A. First of all, the way Joe Wambaugh tells his side of the story is no more the whole truth than the way we tell ours. I think there’s much to be said for both ways, but his books are no more accurate or “human” than what we do on Adam-12. We’ve admitted many times that the police make mistakes, both on Dragnet and Adam-12. People tend to forget that; nobody can possibly see or remember all the shows we’ve made.
Joe Wambaugh is a dedicated man, or else he wouldn’t stay on as a policeman (a detective-sergeant with the LAPD – Ed). But I do get the feeling when I read his books that they’re more of an expose. But I’ve always felt that the policeman has been the underdog of society; part of what he became was due to the indifference of the public. I don’t like it when a policeman gets away with holy hell or bloody murder any more than anyone else does. But they haven’t for so many, many years.
When you do police stories, you’re talking about every policeman in the United States if not the world. I think when a policeman needs all the help he can get in today’s rather distorted sociological scene, you have to help him, you have to tell the truth about him. It’s what Joe Wambaugh doesn’t write; I think there’s much to be said beyond constantly tearing down.
Q. How do you react to the charges that shows like Dragnet, Adam-12 and The FBI may be making some of the more radical young people antipolice by showing a one- sided picture?

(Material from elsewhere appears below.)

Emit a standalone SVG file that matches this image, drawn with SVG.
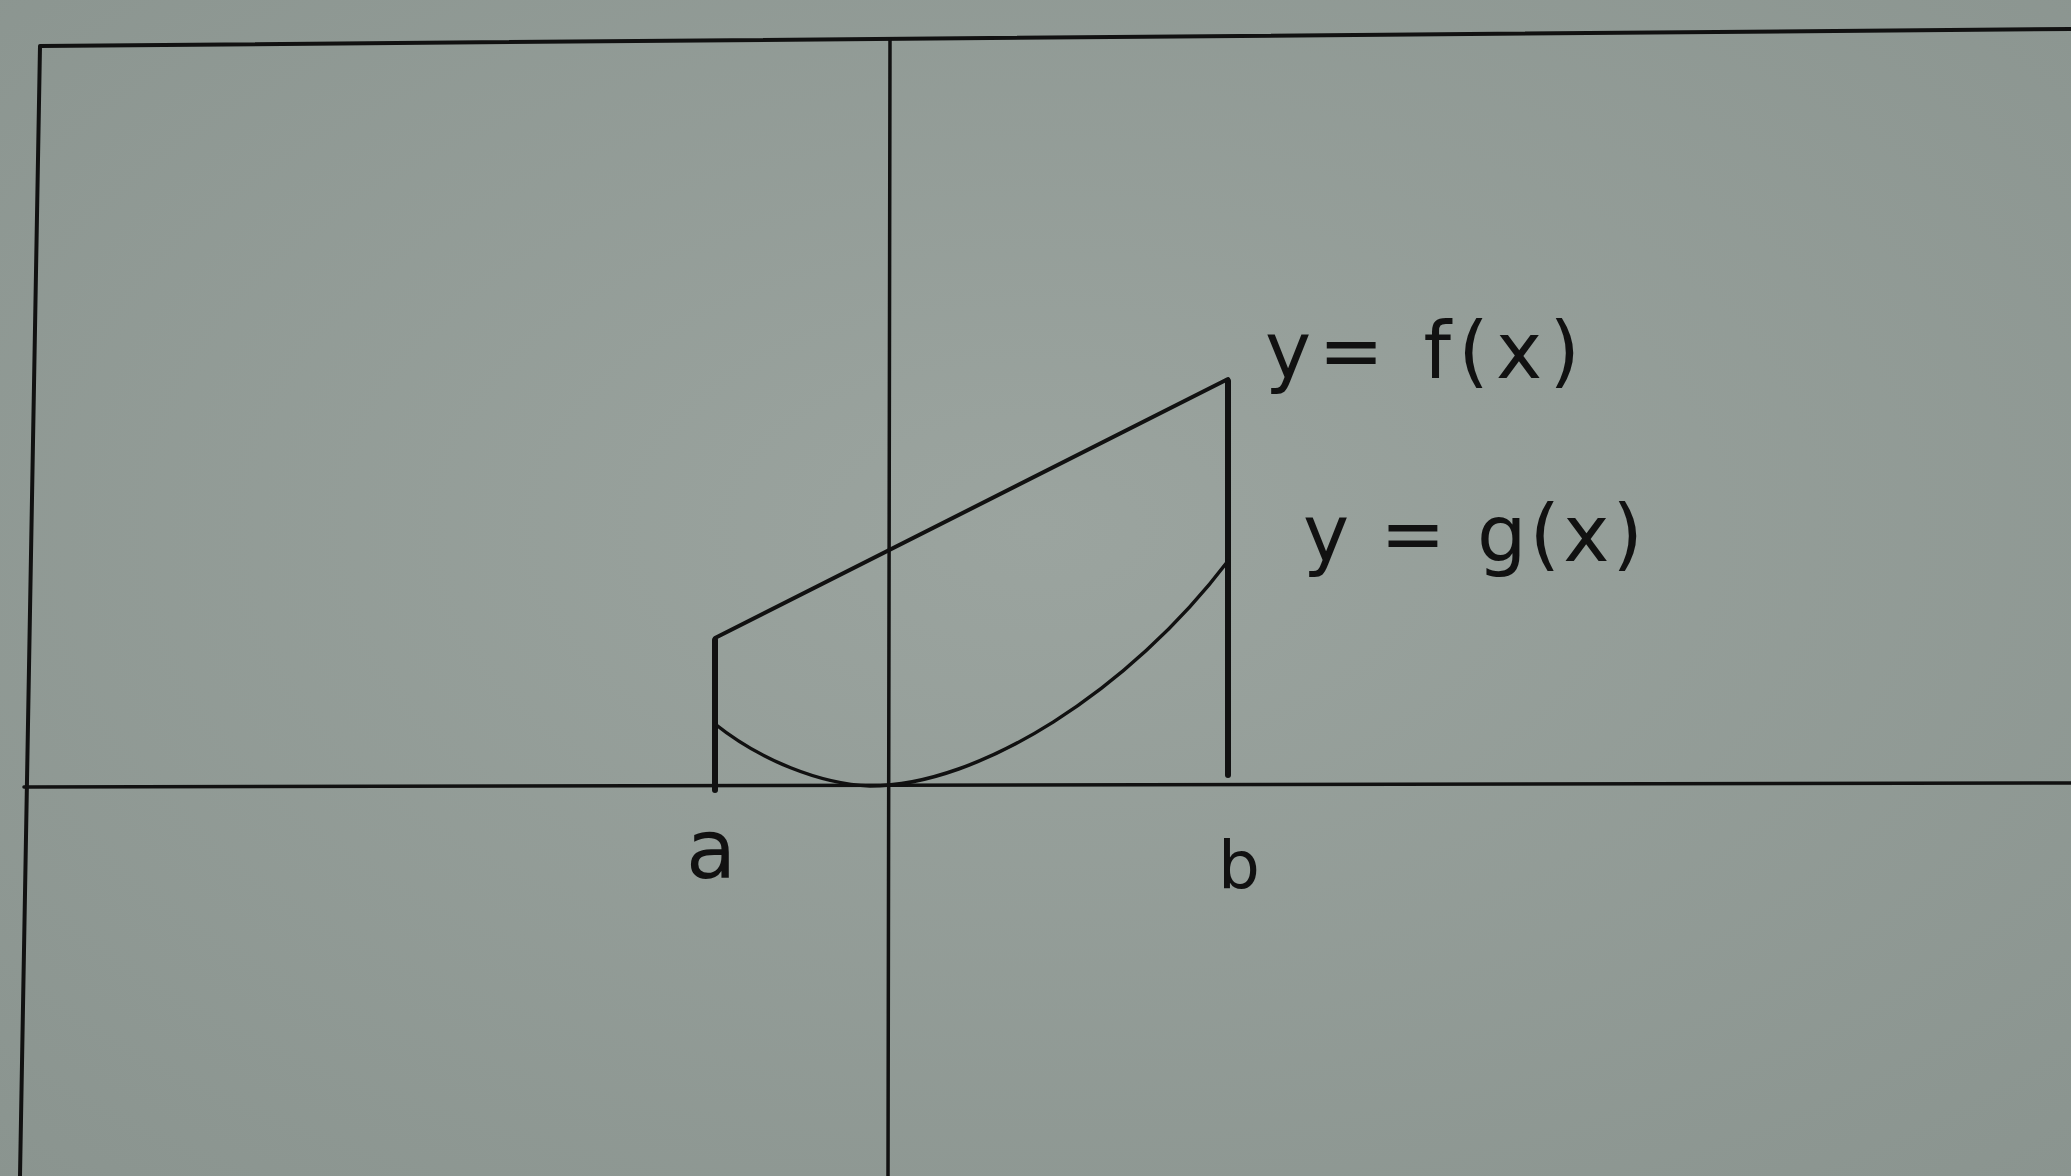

A. Things are never as black and white as some people make them out to be. I repeat — neither side has a lock on the truth. If I do a story of a crooked or a disturbed policeman, either he’ll be eliminated from the department or he’ll be straightened out and remain on. But I won’t just leave it raw. I think it’s improper reporting not to tell the other side of the story. Of course, you sacrifice something in the area of sensationalism when you do that. Dragnet and Adam-12 aren’t as exciting as the Wambaugh books or “Dirty Harry” in that respect; we don’t have the heavies inside the department itself. We’re not doing stories about the guys we know will eventually be weeded out. We’re doing stories about everyday working policemen.
I also think that this business of having to know everything about what goes on is bad. The release of the Pentagon Papers did irrevocable harm – there are certain things you can’t know about and still have diplomacy or security.
It’s not the province of entertainment to expose. We’re primarily supposed to entertain. You have a little tougher job doing that when you document. We can’t find ourselves a district attorney who’s a crook or a rat because he’s not allowed to exist. If he were allowed to exist, the whole machine would fall apart like a two-dollar suit.
Q. Your projects, especially recently, all seem to have the same kind of subjects as well as a definite style of writing and acting. Is this deliberate?
A. At my age, I suppose that having had great success – and great luck – dealing with pro-law-enforcement material, I do have a tendency to lean in that direction. It’s no secret that everyone in my small group is pro-law enforcement; it’s the only way you can treat a subject fairly. My own fascination with police work came while I was researching Dragnet; it was pretty much virgin territory then. It became an in-depth belief of mine that here was a group of men trying to upgrade their work against all the odds. I felt, and still do, there was high drama in it.
As for a definite style, all I can say is that the only thing we’ve always insisted on is an economy of dialogue. We like a clean script, not too much verbiage on the part of the officers or doctors or prosecutors. Aside from that, there are no hard and fast rules. If the writers are working to a certain style, it’s not because of any edicts I’ve laid down. Writers do tend to stick to successful formulas, however – that may be part of it.
But this business of a monotonous style of acting has been going around for years. We play old radio and television shows and compare them with more recent programs, and there is a hell of a difference. The so-called monotone disappeared after about the third season, but for some reason it stuck in people’s minds. It piques us because we know we’ve changed over the years.
Q. There were rumors that at least part of the reason why ‘O’Hara’ wasn’t renewed was that CBS sacrificed it to the cause of antiviolence in order to keep a couple of other rather violent shows with higher ratings. Any truth to that? And how do you feel about violence on television?
A. As far as I can figure it, and you never really can in this business, O’Hara failed because it was in the wrong time slot. We were on too early, up against The Brady Bunch and The Partridge Family, and the early hours belong to the young in this country. Then, too, probably David Janssen – who is one of the finest television actors we have – should have had a side-kick, somebody to work with. Very few shows are successful with just one continuing character.
As to the subject of violence, as far as I know it had nothing to do with the show’s cancellation. There is a lot of violence on television, and I think it’s because there is no central clearing house for subject matter. One producer does a show with a certain amount of violence in it, then another follows and then another, seven nights a week. So almost certainly you wind up with an overwhelming amount of violence on television. I don’t think any one producer intentionally loads his show, but in the aggregate we have a very violent spectrum because we don’t know what other producers are doing.
Q. What about your own acting career? Do you ever have any ambitions to return to it? A. I was never really very deeply involved in acting. I’ve always had a great love for the production side of the business. But I must admit that there is a lot of satisfaction in performing a role if you do it adequately. It’s immensely flattering to stand outside a theater and watch people paying money to see the face that you look at every morning while you’re shaving. And aside from that, you can make a hell of a lot of money – which is nice, too.